A central emphasis on human rights for refugees and asylum seekers in line with international law and our Refugee Convention obligations

Safety within, and safe pathways from, transit countries so that desperate people no longer believe that their only option is to board a risky boat

Consistent standards of reception, assessment and protection across the region

Fair and consistent refugee assessments in each country, including independent monitoring and judicial review of decisions

Assessments within a reasonable timeframe by the UNHCR.

Australia should:

Take a lead role in forging a multilateral agreement to make the regional solution a success

Establish an Australian Ambassador for Refugee Protection to assist the government with high-level advocacy in the region

Increase Australia's humanitarian intake to show good faith and leadership in our region

Resettle significantly more refugees from Indonesia and Malaysia (we only take 60 per year on average at present)

Generate better intelligence and cooperation to stop people boarding boats in the first place - e.g. working with Indonesian airport, police and military

Demonstrate best practice in assisting asylum seekers, which would mean continuing on-shore processing of people who make a claim once in Australia, legislating time limits on detention and urgently improving other aspects of immigration detention in Australia

Set up a parallel NGO process to the Bali Process to foster the engagement of NGOs across the region in refugee protection issues.

Australia is a safe, prosperous and generous country. Our community has already been enriched by generations of immigrants and refugees who have made Australia their home.

As one of the key nations in the region who has signed the Refugee Convention it makes sense for Australia to lead the way and set the standard when it comes to resolving the humanitarian crisis on our doorstep.

27 June 2012/page 2

What would a Regional Solution need?

In countries of origin

More resettlement directly from refugee producing countries

Increased diplomatic efforts to address asylum and displacement issues in refugee producing countries.

In countries of first asylum

Make sure clear and trustworthy information is available to asylum seekers about the processes of application and resettlement, which mean people will be less likely to believe they have no option except boarding a boat

Humane conditions of reception and protection, including services to sustain an adequate standard of living, and protection against refoulement

Directly fund civil society groups and NGOs to provide education, training, health services and capacity building initiatives in countries which lack formal refugee rights to provide genuine protection while asylum seekers wait

Use safeguards and oversight to ensure that repatriation is genuinely voluntary and enables people to return home with dignity.

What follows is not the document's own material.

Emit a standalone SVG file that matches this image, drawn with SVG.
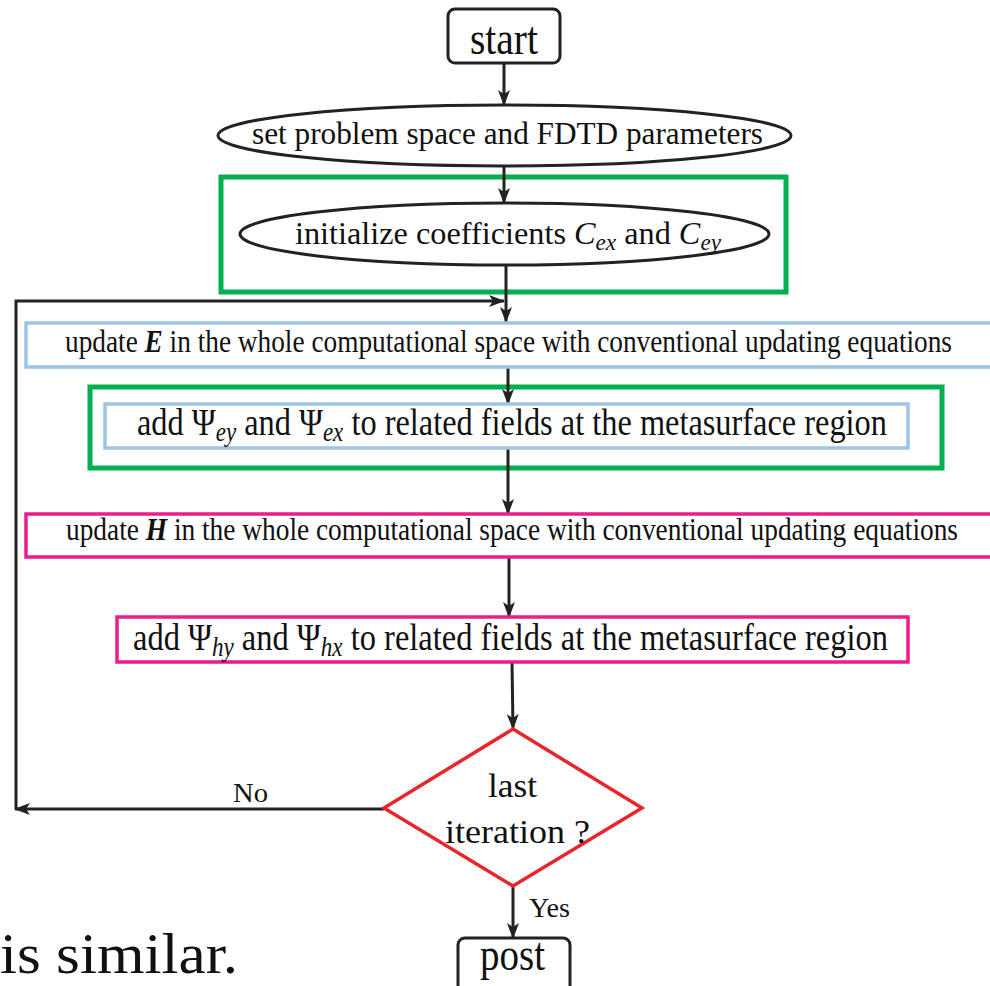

In countries of resettlement

Clear commitments to ensure that responsibility for refugee protection is shared equitably by resettlement states, including commitment to resettlement quotas. Resettlement states could include industrialized countries from outside our region

Continue to expand on regional structures and developments through the Bali Process and the UNHCR Working Group on Resettlement

Investment in lobbying participating countries to sign the Refugee Convention and develop domestic legislation in accordance with human rights obligations.